**Required task:** Begin at the first line of the data and copy each line through the one containing "const colors = ['#E9961E', '#F7D500', '#29B4D1', '#BEC800'];", that line included, with no pictures.

**Stored data:**
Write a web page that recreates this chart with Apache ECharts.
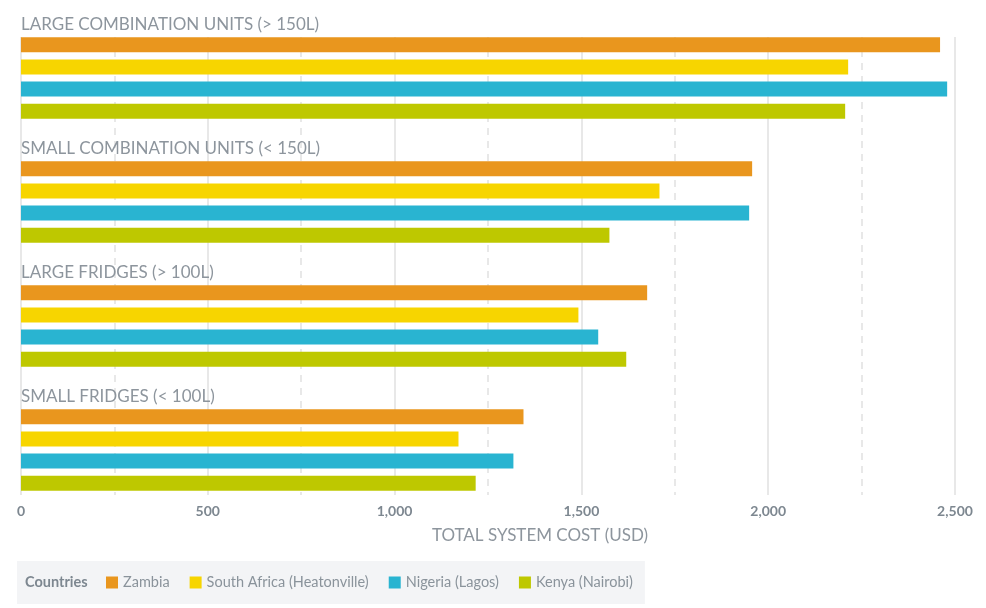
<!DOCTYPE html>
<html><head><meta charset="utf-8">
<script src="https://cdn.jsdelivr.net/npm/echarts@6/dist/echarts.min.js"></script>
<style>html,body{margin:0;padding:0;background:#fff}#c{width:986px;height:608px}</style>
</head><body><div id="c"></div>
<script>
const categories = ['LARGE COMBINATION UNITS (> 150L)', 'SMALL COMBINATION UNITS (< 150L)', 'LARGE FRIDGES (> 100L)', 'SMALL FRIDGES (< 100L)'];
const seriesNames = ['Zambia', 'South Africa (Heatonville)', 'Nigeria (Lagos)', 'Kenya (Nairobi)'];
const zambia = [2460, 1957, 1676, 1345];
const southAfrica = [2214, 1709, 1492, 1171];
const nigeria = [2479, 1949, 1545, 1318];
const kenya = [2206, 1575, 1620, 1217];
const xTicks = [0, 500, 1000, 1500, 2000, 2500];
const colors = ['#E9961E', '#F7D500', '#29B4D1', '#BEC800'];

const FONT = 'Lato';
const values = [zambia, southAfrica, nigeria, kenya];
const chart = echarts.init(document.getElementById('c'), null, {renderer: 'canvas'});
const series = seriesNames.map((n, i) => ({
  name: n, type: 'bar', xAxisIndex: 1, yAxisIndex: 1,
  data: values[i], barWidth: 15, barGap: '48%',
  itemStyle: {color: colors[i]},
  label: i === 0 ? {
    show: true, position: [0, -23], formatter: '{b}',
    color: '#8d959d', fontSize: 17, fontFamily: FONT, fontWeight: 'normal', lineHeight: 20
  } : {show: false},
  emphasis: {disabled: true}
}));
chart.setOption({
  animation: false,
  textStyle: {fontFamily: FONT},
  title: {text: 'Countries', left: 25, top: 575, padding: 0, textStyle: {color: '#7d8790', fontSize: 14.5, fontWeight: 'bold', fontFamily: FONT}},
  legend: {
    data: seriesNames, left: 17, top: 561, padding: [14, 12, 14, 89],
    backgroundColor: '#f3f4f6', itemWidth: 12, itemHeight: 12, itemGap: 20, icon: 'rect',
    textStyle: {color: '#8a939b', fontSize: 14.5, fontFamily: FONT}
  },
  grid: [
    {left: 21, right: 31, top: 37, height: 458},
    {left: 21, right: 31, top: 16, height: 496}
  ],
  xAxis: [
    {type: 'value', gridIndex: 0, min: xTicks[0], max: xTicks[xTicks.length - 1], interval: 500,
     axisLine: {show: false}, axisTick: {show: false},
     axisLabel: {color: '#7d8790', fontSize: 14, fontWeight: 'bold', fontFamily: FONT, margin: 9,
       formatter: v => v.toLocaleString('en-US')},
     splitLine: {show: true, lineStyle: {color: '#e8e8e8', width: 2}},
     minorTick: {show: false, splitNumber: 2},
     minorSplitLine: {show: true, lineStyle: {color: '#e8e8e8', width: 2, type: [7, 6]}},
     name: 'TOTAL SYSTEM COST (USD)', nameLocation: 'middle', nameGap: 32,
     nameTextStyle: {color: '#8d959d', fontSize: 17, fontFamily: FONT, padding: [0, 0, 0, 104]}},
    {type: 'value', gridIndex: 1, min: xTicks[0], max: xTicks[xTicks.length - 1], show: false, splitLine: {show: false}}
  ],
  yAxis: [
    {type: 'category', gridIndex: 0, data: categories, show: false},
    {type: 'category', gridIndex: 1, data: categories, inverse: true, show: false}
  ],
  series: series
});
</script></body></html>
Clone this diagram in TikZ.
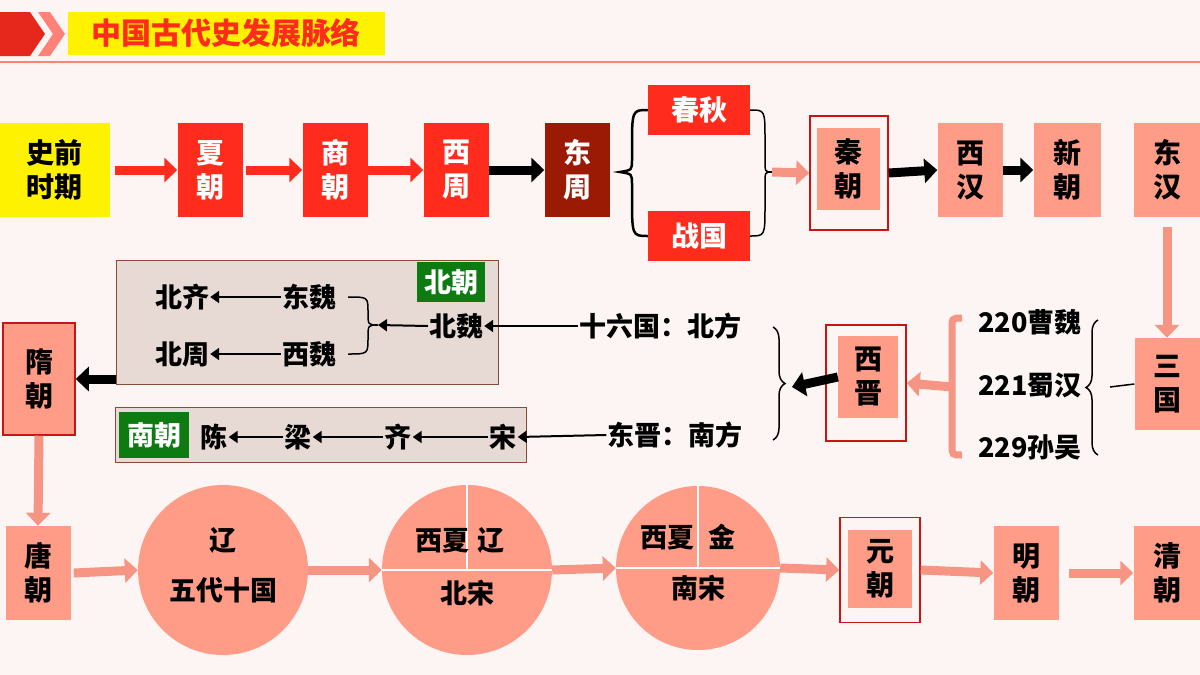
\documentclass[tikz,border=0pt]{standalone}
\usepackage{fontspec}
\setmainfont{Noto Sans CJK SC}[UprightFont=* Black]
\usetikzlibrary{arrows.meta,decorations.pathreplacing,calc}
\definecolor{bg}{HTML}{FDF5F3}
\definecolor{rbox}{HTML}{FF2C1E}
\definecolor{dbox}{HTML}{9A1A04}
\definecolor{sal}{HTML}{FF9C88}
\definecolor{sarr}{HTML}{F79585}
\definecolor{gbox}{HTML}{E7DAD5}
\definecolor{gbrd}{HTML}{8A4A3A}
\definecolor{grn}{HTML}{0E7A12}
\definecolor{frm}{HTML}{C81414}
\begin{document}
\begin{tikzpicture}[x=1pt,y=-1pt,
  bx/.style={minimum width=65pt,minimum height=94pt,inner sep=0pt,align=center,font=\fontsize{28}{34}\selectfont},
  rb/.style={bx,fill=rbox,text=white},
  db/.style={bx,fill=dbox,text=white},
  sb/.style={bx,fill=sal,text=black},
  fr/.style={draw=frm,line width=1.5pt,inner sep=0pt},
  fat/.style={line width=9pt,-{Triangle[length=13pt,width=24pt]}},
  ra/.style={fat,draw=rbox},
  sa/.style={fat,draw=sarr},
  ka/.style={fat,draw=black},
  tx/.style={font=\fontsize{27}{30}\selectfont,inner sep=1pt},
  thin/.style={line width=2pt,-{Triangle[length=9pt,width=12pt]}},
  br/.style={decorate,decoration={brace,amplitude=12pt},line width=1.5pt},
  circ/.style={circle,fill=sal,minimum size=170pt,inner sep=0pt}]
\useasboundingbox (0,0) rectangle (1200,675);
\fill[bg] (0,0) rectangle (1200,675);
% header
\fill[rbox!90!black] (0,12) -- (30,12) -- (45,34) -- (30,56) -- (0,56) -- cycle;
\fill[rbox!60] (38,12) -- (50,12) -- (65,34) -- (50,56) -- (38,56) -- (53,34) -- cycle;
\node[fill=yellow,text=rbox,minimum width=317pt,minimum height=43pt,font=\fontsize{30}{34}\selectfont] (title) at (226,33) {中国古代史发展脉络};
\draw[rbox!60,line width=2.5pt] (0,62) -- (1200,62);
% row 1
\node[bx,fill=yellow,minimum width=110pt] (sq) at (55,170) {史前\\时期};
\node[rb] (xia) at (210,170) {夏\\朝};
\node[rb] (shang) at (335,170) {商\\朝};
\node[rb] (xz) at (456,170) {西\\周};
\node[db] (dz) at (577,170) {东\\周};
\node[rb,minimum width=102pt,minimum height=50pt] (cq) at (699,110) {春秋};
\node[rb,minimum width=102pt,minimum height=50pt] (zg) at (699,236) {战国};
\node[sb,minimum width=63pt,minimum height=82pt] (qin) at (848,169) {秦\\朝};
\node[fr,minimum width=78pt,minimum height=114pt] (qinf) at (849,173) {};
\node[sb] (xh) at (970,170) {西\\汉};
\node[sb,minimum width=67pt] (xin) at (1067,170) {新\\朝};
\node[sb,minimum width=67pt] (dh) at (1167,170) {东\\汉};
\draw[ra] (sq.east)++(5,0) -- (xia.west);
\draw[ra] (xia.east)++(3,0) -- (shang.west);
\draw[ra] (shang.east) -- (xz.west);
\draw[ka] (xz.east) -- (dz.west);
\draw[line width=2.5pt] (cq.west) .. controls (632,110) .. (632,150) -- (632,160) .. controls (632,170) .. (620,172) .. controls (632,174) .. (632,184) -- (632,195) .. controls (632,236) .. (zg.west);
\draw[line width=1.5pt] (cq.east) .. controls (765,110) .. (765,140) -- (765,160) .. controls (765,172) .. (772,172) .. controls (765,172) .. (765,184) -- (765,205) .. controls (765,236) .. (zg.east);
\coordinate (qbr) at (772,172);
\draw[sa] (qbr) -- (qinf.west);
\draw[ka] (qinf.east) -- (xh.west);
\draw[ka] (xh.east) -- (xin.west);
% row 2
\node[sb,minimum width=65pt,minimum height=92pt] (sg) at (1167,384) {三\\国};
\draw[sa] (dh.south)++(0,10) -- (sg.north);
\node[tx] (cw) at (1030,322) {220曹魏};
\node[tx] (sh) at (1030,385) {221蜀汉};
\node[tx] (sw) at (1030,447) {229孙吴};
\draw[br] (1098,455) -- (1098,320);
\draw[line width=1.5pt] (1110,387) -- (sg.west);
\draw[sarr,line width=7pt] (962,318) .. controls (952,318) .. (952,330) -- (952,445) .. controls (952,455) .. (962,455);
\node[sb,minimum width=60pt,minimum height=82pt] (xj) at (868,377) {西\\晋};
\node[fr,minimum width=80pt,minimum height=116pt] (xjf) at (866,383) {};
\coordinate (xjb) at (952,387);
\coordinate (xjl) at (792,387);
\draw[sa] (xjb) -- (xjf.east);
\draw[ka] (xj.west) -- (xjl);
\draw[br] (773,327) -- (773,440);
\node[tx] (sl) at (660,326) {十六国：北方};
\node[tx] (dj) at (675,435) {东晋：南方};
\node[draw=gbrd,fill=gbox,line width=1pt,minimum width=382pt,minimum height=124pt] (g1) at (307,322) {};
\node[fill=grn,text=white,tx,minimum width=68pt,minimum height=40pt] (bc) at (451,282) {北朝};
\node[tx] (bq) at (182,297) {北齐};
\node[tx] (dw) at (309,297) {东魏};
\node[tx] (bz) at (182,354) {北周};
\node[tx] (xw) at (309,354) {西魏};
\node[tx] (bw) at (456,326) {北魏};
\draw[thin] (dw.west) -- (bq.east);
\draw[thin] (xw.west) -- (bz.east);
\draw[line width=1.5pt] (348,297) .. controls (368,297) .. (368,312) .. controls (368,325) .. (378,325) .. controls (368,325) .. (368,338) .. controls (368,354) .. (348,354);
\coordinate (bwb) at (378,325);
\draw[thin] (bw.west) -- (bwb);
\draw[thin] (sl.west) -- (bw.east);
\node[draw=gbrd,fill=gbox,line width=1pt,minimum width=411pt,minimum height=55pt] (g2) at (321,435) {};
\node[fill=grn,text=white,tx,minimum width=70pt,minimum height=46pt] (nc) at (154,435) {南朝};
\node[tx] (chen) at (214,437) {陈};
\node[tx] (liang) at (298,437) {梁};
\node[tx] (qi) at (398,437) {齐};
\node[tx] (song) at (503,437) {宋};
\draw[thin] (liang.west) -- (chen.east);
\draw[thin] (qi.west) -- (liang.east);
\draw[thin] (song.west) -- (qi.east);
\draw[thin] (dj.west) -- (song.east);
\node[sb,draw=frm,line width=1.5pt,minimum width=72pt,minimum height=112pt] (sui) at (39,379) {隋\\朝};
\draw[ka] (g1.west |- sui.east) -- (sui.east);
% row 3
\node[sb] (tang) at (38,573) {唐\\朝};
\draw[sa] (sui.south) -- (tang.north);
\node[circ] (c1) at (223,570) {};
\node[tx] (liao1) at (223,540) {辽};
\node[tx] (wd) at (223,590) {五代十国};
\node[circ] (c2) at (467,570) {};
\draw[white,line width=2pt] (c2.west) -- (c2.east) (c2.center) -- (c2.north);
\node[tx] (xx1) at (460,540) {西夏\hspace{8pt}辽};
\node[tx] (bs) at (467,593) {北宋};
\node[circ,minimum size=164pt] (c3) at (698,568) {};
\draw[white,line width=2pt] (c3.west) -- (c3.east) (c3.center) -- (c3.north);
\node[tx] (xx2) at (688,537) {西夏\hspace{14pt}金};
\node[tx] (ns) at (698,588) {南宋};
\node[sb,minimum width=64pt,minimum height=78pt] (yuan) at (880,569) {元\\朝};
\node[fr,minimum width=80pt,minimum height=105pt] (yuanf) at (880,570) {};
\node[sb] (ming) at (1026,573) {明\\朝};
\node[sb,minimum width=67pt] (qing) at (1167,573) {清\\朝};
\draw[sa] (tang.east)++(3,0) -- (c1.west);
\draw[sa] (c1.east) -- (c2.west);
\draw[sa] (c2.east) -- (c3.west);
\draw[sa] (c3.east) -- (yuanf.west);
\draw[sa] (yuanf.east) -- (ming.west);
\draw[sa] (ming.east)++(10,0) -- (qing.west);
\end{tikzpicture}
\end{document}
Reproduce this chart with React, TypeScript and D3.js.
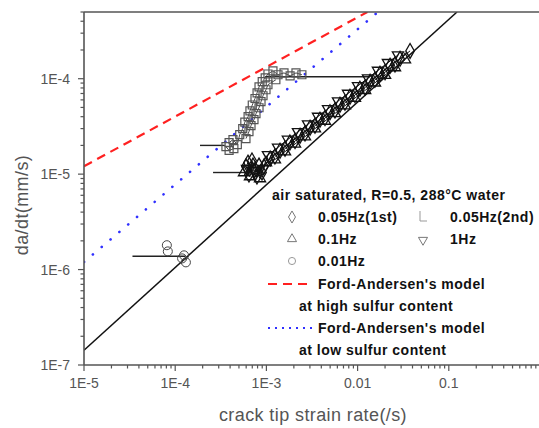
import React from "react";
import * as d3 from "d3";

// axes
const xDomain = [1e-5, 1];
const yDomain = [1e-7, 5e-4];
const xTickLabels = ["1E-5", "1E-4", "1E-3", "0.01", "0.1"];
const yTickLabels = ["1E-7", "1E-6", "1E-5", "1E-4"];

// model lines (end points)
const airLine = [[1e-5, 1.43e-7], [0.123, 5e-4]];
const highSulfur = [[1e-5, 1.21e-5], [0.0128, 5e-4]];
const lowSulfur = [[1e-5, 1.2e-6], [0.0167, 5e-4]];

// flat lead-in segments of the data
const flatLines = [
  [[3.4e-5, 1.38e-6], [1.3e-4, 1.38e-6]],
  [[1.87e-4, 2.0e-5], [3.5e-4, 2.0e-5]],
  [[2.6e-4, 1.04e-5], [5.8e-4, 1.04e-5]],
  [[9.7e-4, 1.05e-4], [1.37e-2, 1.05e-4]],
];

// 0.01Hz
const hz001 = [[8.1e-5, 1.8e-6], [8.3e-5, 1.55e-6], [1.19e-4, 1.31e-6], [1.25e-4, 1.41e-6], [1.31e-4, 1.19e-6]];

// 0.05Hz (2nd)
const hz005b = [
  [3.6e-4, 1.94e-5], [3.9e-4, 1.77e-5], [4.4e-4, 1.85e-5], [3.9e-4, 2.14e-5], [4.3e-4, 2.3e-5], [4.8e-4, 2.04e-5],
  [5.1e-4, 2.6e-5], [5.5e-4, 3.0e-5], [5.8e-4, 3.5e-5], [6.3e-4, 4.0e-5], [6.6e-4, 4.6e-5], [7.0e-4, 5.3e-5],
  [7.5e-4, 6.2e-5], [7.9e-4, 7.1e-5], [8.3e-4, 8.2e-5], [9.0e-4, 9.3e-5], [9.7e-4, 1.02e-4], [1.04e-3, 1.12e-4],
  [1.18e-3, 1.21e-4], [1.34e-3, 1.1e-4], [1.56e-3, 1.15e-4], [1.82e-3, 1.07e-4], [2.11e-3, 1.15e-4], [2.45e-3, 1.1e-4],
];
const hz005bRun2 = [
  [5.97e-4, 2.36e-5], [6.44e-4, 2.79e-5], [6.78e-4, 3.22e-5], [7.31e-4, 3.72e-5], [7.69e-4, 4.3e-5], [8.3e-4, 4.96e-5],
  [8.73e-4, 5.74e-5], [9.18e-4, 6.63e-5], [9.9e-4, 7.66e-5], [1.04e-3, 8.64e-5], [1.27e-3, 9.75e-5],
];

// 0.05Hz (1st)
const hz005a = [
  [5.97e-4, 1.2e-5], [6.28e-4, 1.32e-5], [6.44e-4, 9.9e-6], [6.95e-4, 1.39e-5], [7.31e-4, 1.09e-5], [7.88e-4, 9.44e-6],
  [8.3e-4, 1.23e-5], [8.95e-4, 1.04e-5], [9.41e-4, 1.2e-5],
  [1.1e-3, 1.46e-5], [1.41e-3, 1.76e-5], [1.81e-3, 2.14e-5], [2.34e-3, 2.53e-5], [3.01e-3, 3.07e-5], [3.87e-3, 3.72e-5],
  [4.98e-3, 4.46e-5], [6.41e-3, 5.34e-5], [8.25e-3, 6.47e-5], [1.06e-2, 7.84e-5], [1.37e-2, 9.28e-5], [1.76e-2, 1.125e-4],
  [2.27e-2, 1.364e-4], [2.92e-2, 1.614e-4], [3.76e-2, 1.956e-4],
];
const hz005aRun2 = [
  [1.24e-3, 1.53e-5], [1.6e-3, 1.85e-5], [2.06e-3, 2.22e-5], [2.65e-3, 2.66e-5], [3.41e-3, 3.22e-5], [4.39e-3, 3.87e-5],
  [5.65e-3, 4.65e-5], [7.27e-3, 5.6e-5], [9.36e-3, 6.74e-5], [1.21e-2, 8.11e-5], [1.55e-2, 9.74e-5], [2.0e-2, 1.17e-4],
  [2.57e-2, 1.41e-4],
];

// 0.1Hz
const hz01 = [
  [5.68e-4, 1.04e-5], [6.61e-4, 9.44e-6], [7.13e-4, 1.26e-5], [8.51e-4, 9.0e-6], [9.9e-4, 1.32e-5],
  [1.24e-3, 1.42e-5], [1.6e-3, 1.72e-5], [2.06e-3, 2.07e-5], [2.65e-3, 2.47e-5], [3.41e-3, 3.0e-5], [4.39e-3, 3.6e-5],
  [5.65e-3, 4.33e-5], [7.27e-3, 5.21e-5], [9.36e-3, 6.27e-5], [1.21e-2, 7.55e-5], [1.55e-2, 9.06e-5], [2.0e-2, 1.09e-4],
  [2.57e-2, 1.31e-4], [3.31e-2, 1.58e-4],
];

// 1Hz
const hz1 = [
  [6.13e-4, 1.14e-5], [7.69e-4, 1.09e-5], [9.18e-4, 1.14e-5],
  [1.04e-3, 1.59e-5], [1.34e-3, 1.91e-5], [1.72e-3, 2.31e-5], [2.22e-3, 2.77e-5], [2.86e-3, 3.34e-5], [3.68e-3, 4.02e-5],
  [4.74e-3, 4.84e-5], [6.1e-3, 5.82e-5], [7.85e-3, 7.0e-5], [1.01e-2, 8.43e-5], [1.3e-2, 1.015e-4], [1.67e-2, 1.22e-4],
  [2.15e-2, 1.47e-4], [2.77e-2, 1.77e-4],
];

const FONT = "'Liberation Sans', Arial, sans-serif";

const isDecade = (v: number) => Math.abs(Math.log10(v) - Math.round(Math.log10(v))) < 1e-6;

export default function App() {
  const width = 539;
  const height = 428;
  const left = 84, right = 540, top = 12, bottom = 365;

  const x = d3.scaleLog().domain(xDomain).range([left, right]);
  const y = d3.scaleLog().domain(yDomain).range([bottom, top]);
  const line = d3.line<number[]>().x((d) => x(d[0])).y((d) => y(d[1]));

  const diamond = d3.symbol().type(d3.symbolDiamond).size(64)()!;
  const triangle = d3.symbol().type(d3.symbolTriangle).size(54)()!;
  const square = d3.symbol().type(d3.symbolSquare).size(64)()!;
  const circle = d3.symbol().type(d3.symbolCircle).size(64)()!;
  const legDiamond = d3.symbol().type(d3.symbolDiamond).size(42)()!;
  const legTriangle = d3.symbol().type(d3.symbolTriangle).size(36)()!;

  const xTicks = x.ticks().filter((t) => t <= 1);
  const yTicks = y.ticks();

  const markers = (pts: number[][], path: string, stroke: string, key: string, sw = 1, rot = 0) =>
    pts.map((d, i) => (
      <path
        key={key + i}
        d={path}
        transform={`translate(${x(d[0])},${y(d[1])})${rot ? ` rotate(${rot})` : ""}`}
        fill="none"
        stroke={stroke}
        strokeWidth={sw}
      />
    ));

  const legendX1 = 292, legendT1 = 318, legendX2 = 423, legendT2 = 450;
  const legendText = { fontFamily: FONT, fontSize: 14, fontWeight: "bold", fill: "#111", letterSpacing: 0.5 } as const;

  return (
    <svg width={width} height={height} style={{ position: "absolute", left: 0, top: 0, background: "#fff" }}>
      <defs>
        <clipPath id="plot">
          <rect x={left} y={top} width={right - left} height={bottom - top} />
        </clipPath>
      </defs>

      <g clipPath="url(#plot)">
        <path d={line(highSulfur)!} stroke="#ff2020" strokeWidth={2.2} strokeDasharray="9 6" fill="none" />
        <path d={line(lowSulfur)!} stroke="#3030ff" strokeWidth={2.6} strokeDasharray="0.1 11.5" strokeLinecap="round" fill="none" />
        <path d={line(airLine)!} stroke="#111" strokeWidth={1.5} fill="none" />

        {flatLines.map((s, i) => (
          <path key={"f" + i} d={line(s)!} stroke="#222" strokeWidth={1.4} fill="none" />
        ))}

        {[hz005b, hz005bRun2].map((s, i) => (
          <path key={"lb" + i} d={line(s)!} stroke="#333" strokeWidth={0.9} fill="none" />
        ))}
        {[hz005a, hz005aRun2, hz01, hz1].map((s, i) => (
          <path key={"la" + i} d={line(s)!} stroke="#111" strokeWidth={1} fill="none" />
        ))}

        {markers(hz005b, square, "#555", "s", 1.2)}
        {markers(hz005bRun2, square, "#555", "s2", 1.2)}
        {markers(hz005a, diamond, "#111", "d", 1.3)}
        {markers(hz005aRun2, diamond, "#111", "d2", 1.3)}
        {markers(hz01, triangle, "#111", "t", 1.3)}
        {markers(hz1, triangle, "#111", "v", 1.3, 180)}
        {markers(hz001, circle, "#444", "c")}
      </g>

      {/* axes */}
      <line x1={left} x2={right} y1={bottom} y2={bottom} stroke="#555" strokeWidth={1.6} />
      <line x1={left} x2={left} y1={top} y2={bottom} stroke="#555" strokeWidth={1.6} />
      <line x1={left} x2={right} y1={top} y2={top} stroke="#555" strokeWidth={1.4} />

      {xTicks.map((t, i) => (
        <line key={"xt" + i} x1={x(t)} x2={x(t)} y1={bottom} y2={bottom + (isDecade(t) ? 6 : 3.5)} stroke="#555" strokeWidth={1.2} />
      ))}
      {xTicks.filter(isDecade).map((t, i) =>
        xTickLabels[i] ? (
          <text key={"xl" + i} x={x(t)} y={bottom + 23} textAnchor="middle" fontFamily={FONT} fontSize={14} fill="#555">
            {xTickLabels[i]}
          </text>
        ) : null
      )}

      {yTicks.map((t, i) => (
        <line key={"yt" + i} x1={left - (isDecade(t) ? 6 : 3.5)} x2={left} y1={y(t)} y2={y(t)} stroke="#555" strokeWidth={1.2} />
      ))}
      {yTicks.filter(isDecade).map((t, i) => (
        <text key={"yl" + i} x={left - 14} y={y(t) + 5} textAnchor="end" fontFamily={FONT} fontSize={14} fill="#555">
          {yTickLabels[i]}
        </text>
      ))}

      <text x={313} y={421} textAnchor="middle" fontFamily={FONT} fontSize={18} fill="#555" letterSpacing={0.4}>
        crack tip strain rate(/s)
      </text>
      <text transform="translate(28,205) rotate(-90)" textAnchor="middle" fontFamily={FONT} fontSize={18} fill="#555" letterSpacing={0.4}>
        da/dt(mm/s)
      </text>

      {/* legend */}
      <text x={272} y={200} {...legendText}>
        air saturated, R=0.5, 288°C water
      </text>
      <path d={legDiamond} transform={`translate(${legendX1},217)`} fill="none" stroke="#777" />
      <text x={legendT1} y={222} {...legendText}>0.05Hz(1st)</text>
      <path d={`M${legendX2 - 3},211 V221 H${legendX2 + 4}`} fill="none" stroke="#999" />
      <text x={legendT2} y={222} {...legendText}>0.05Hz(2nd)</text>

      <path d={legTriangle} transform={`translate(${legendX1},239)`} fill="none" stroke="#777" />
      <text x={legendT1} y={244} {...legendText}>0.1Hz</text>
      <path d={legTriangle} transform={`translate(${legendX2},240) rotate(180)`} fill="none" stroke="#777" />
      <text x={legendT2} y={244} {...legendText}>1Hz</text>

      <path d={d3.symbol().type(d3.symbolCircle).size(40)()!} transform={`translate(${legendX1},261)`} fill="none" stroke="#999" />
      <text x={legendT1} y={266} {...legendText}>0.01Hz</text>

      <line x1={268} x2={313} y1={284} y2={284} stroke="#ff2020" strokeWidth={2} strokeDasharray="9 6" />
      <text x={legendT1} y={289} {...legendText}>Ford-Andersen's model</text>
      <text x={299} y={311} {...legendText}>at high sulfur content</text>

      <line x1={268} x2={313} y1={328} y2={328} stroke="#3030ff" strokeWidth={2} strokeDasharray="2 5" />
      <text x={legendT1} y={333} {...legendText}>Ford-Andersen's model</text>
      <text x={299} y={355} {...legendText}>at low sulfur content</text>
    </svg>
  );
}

**Result of this task:**
Write a web page that recreates this chart with Apache ECharts.
<!DOCTYPE html>
<html><head><meta charset="utf-8">
<script src="https://cdn.jsdelivr.net/npm/echarts@6/dist/echarts.min.js"></script>
<style>html,body{margin:0;padding:0;background:#fff}#c{width:986px;height:608px}</style>
</head><body><div id="c"></div>
<script>
const categories = ['LARGE COMBINATION UNITS (> 150L)', 'SMALL COMBINATION UNITS (< 150L)', 'LARGE FRIDGES (> 100L)', 'SMALL FRIDGES (< 100L)'];
const seriesNames = ['Zambia', 'South Africa (Heatonville)', 'Nigeria (Lagos)', 'Kenya (Nairobi)'];
const zambia = [2460, 1957, 1676, 1345];
const southAfrica = [2214, 1709, 1492, 1171];
const nigeria = [2479, 1949, 1545, 1318];
const kenya = [2206, 1575, 1620, 1217];
const xTicks = [0, 500, 1000, 1500, 2000, 2500];
const colors = ['#E9961E', '#F7D500', '#29B4D1', '#BEC800'];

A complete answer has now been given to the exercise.